Combining the skills of a poet and scholar, Robert Fagles brings the energy of contemporary language to this enduring heroic epic. He maintains the drive and metric music of Homer’s poetry, and evokes the impact and nuance of the Iliad’s mesmerizing repeated phrases in what Peter Levi calls "an astonishing performance."

For more than seventy years, Penguin has been the leading publisher of classic literature in the English-speaking world. With more than 1,700 titles, Penguin Classics represents a global bookshelf of the best works throughout history and across genres and disciplines. Readers trust the series to provide authoritative texts enhanced by introductions and notes by distinguished scholars and contemporary authors, as well as up-to-date translations by award-winning translators.

Author Bio

Homer was probably born around 725 B.C. on the Coast of Asia Minor, now the coast of Turkey, but then really a part of Greece. Homer was the first Greek writer whose work survives.

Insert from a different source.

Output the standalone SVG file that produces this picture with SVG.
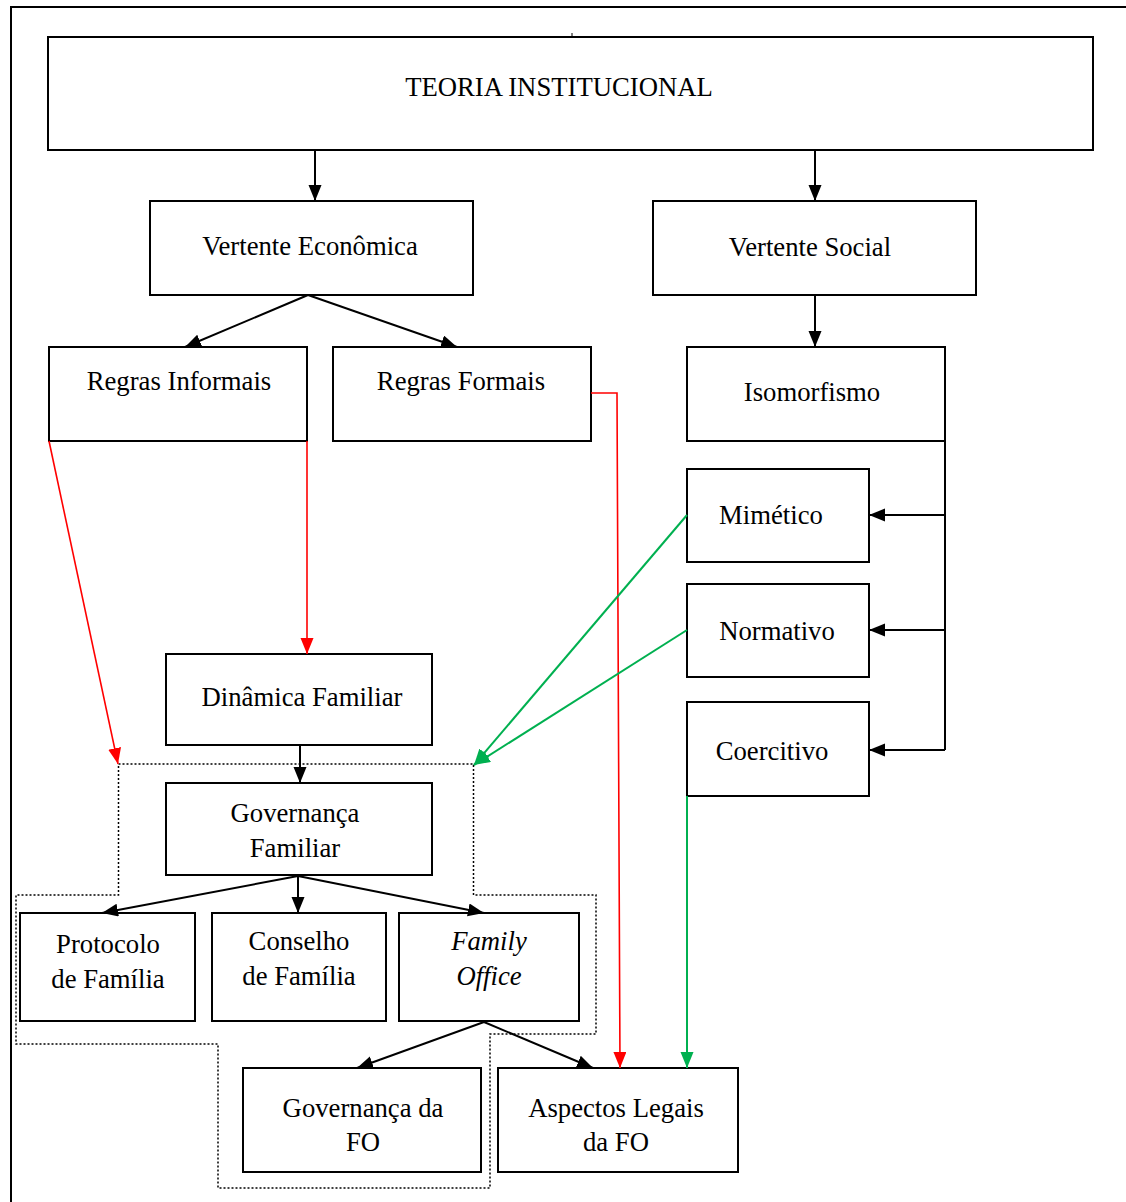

He was one of a long line of bards, or poets, who worked in the oral tradition. Homer and other bards of the time could recite, or chant, long epic poems. Both works attributed to Homer—the Iliad and the Odyssey—are over ten thousand lines long in the original. Homer must have had an amazing memory but was helped by the formulaic poetry style of the time. In the Iliad, Homer sang of death and glory, of a few days in the struggle between the Greeks and the Trojans. Mortal men played out their fate under the gaze of the gods. The Odyssey is the original collection of tall traveller’s tales. Odysseus, on his way home from the Trojan War, encounters all kinds of marvels from one-eyed giants to witches and beautiful temptresses. His adventures are many and memorable before he gets back to Ithaca and his faithful wife Penelope.

We can never be certain that both these stories belonged to Homer. In fact, "Homer" may not be a real name but a kind of nickname, meaning perhaps "the hostage" or "the blind one." Whatever the truth of their origin, the two stories, developed around three thousand years ago, may well still be read in three thousand years’ time.

Robert Fagles (1933–2008) was Arthur W. Marks ’19 Professor of Comparative Literature, Emeritus, at Princeton University. He was the recipient of the 1997 PEN/Ralph Manheim Medal for Translation and a 1996 Award in Literature from the American Academy of Arts and Letters. His translations include Sophocles’s Three Theban Plays, Aeschylus’s Oresteia (nominated for a National Book Award), Homer’s Iliad (winner of the 1991 Harold Morton Landon Translation Award by The Academy of American Poets), Homer’s Odyssey, and Virgil's Aeneid.

Bernard Knox (1914–2010) was Director Emeritus of Harvard’s Center for Hellenic Studies in Washington, D.C. He taught at Yale University for many years. Among his numerous honors are awards from the National Institute of Arts and Letters and the National Endowment for the Humanities. His works include The Heroic Temper: Studies in Sophoclean Tragedy, Oedipus at Thebes: Sophocles’ Tragic Hero and His Time and Essays Ancient and Modern (awarded the 1989 PEN/Spielvogel-Diamonstein Award).